If necessary, cut branches off at the base in spring. Place the plant in full sun. The plant only needs water during dry periods.
|Latin name:||Caryopteris x clandonensis 'Heavenly Blue'|
|Delivery type:||Supplied as container plant|
|Guarantee:||6 months growth and flowering guarantee|
|Preferred location:||Sun, Half shadow|
|Leafs all year:||No|
|Flowering:||August - October|
|Growing Height:||100 - 120 cm|
|Planting distance:||80 - 100 cm|
Do make sure that the Caryopteris clandonensis root ball is soaked well prior to planting. Dig a wide hole and loosen the soil with a fork. Plant your Bluebeard at the correct depth - the top of the root ball should come to just below soil level. Fill the hole with soil, heel well in and water immediately. Bluebeard will thrive in a permeable, fertile soil in the garden. Plant the bush in a sunny spot.
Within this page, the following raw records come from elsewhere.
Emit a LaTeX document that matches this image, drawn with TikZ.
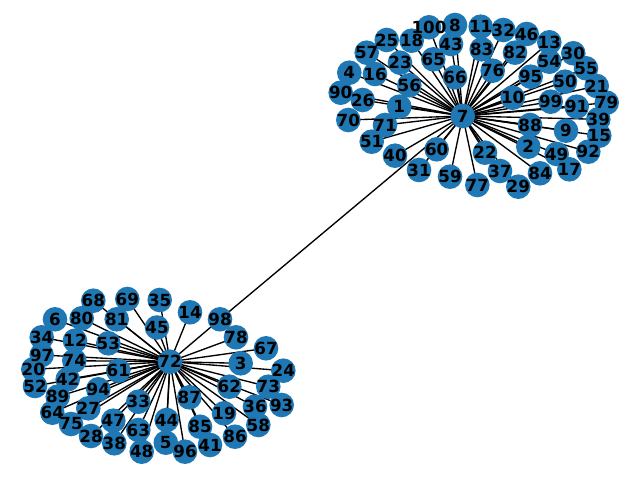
\documentclass[tikz,border=0pt]{standalone}
\usepackage{fontspec}
\newfontfamily\lblfont{DejaVu Sans}
\pgfdeclarelayer{background}
\pgfsetlayers{background,main}
\definecolor{nodeblue}{HTML}{1F77B4}
\tikzset{
    vtx/.style={circle, fill=nodeblue, minimum size=24.6pt, inner sep=0pt},
    lbl/.style={inner sep=0pt, font=\lblfont\bfseries\fontsize{16.7}{16.7}\selectfont},
    edge/.style={line width=1.35pt, black}
}
% star around node 7
\def\topnodes{1/399.3/106.7, 2/528.3/146.7, 4/349.3/72.7, 8/455/25, 9/566/130.7,
    10/512.7/97.7, 11/480.7/26.7, 13/549.3/42.3, 15/599.3/135.7, 16/375/74,
    17/569.3/169.3, 18/411.7/40.7, 21/596.7/86, 22/485/152.7, 23/400/62.7,
    25/386.7/40, 26/362.7/100, 29/518.3/186.7, 30/573.3/53.3, 31/419/170,
    32/503.3/30, 37/500/171, 39/598.3/119.3, 40/395/155.7, 43/451/44,
    46/526.7/34, 49/556.7/154, 50/565/81.7, 51/371.7/141.7, 54/549.3/61.7,
    55/586/68.3, 56/409.3/85.3, 57/366.7/52.7, 59/450/176.7, 60/436.7/149.3,
    65/433.3/59.3, 66/455/77.3, 70/348.3/120, 71/385/125, 76/492.7/70.7,
    77/477.3/185, 79/606.7/102.7, 82/515/52.7, 83/481.7/49.3, 84/540/173.3,
    88/530/125, 90/340.7/92.7, 91/576.7/106.7, 92/588.3/151.7, 95/530.7/76.7,
    99/550.7/101.7, 100/429/27.3}
% star around node 72
\def\botnodes{3/240.7/363.3, 5/165.8/442.7, 6/55/319.3, 12/75/340.7, 14/190/312.3,
    19/224/413.3, 20/33.3/369.3, 24/283.3/370.7, 27/88.3/408.3, 28/91/436,
    33/138.3/401.7, 34/41.7/337.3, 35/159.7/300, 36/255/406.7, 38/114.3/443.3,
    41/210/445, 42/67.7/379.3, 44/166.7/420, 45/157/327.5, 47/113.3/420.7,
    48/141.7/451.7, 52/35/386, 53/108.3/343.3, 58/258.3/425, 61/118.3/370.7,
    62/229.3/386.7, 63/138.3/430, 64/52.3/412.7, 67/266/348.3, 68/93.3/300.7,
    69/127.3/299, 73/268.3/386.7, 74/74.3/360.7, 75/71/424, 78/236/337.3,
    80/81.7/318.3, 81/116.7/319.3, 85/200/426.7, 86/235/436.7, 87/189.3/397.3,
    89/57.7/396.7, 93/281.7/405, 94/98.3/389.3, 96/185/451.7, 97/41.7/355,
    98/220/319.3}
\begin{document}
\begin{tikzpicture}[x=1pt,y=-1pt]
    \useasboundingbox (0,0) rectangle (640,478);
    % hubs
    \node[vtx] (n7) at (462.7,116) {};
    \node[vtx] (n72) at (170,361.7) {};
    % leaves
    \foreach \n/\x/\y in \topnodes {
        \node[vtx] (n\n) at (\x,\y) {};
    }
    \foreach \n/\x/\y in \botnodes {
        \node[vtx] (n\n) at (\x,\y) {};
    }
    % edges
    \begin{pgfonlayer}{background}
        \foreach \n/\x/\y in \topnodes {
            \draw[edge] (n7.center) -- (n\n.center);
        }
        \foreach \n/\x/\y in \botnodes {
            \draw[edge] (n72.center) -- (n\n.center);
        }
        \draw[edge] (n98.center) -- (n7.center);
    \end{pgfonlayer}
    % labels
    \node[lbl] at (n7) {7};
    \node[lbl] at (n72) {72};
    \foreach \n/\x/\y in \topnodes {
        \node[lbl] at (n\n) {\n};
    }
    \foreach \n/\x/\y in \botnodes {
        \node[lbl] at (n\n) {\n};
    }
\end{tikzpicture}
\end{document}
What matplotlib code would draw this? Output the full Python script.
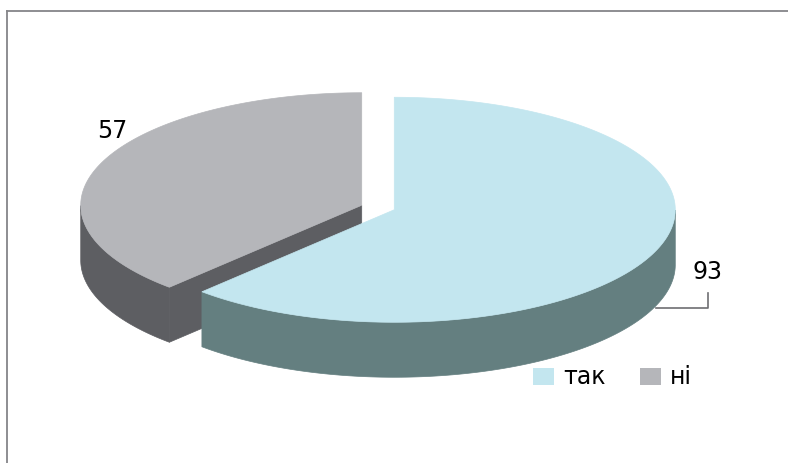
import numpy as np
import matplotlib
matplotlib.use("Agg")
import matplotlib.pyplot as plt
from matplotlib.patches import Polygon, Rectangle
from matplotlib.lines import Line2D

# data
labels = ["так", "ні"]
values = [93, 57]
top_colors = ["#C3E6EF", "#B5B6BA"]
side_colors = ["#647F80", "#5D5E62"]

W, H = 788, 463
fig = plt.figure(figsize=(W / 100, H / 100), dpi=100)
ax = fig.add_axes([0, 0, 1, 1])
ax.set_xlim(0, W)
ax.set_ylim(H, 0)
ax.axis("off")

# frame (only top and left visible)
ax.add_line(Line2D([7.5, W], [10.5, 10.5], color="#858589", lw=1.3))
ax.add_line(Line2D([7.5, 7.5], [10.5, H], color="#858589", lw=1.3))

# geometry of 3D pie (pixel coordinates)
CX, CY = 378, 207.5
A, B = 281, 112.5
DEPTH = 55
EXPLODE = 17.5

total = sum(values)
start = 90.0
slices = []
for v in values:
    sweep = 360.0 * v / total
    t2 = start
    t1 = start - sweep
    slices.append((t1, t2))
    start = t1


def pt(cx, cy, deg):
    r = np.radians(deg)
    return cx + A * np.cos(r), cy - B * np.sin(r)


def draw_slice(i):
    t1, t2 = slices[i]
    mid = np.radians((t1 + t2) / 2)
    cx = CX + EXPLODE * np.cos(mid)
    cy = CY - EXPLODE * np.sin(mid) * 0.35
    # normalize angles to be continuous
    # radial faces
    for ang, sgn in ((t1, -1), (t2, 1)):
        nrm = np.radians(ang + 90 * sgn)
        if -np.sin(nrm) * 1 > 0.05 or np.sin(nrm) < -0.05:
            pass
        if np.sin(nrm) < -0.05:
            ex, ey = pt(cx, cy, ang)
            poly = [(cx, cy), (ex, ey), (ex, ey + DEPTH), (cx, cy + DEPTH)]
            ax.add_patch(Polygon(poly, closed=True, fc=side_colors[i], ec=side_colors[i], lw=0.5))
    # outer wall: visible where sin(theta) < 0 (front half)
    th = np.linspace(t1, t2, 600)
    vis = np.sin(np.radians(th)) <= 0
    if vis.any():
        tv = th[vis]
        top = [pt(cx, cy, t) for t in tv]
        bot = [(x, y + DEPTH) for x, y in top[::-1]]
        ax.add_patch(Polygon(top + bot, closed=True, fc=side_colors[i], ec=side_colors[i], lw=0.5))
    # top face
    pts = [(cx, cy)] + [pt(cx, cy, t) for t in th]
    ax.add_patch(Polygon(pts, closed=True, fc=top_colors[i], ec=top_colors[i], lw=0.5))
    return cx, cy


draw_slice(1)
draw_slice(0)

# value labels
ax.text(708, 272, str(values[0]), fontsize=17, ha="center", va="center", color="#000000")
ax.add_line(Line2D([656, 708, 708], [307.5, 307.5, 293], color="#6E6E72", lw=1.2))
ax.text(112, 131, str(values[1]), fontsize=17, ha="center", va="center", color="#000000")

# legend
leg_x = [533, 640]
for i, lab in enumerate(labels):
    ax.add_patch(Rectangle((leg_x[i], 368), 21, 17, fc=top_colors[i], ec="none"))
    ax.text(leg_x[i] + 30, 377, lab, fontsize=17, ha="left", va="center", color="#000000")

fig.savefig("out.png", dpi=100)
Bluebeard and other plants
Bluebeard will thrive in a sunny spot in fairly dry soil. Will look lovely in a sunny border together with other late summer and autumn flowering plants like butterfly weed (Asclepias tuberosa) and dahlias. Bluebeard is also a great plant for a large planter on the patio or decking - perhaps together with a deliciously scented jasmine (Jasminium officinale).
Cut all young Caryopteris twigs hard back in the spring. Bluebeards can suffer from frost damage, during a severe frost protect your Caryopteris with a mulch of leaf litter, or straw. The bush soon regrows from the roots. Because the beard flower flowers on year-old wood, after a spring pruning it will still flower that year. Dead twigs and branches should be cut out entirely in the spring.
A too marshy position will not be tolerated, especially in the winter. If you are growing your Caryopteris clandonensis in a pretty planter you must ensure good drainage at all times.
These flowers attract lots of insects which is why bluebeard is a must for growing in a natural garden. The flowers rather resemble the better known spirea and is sometimes actually called blue spirea.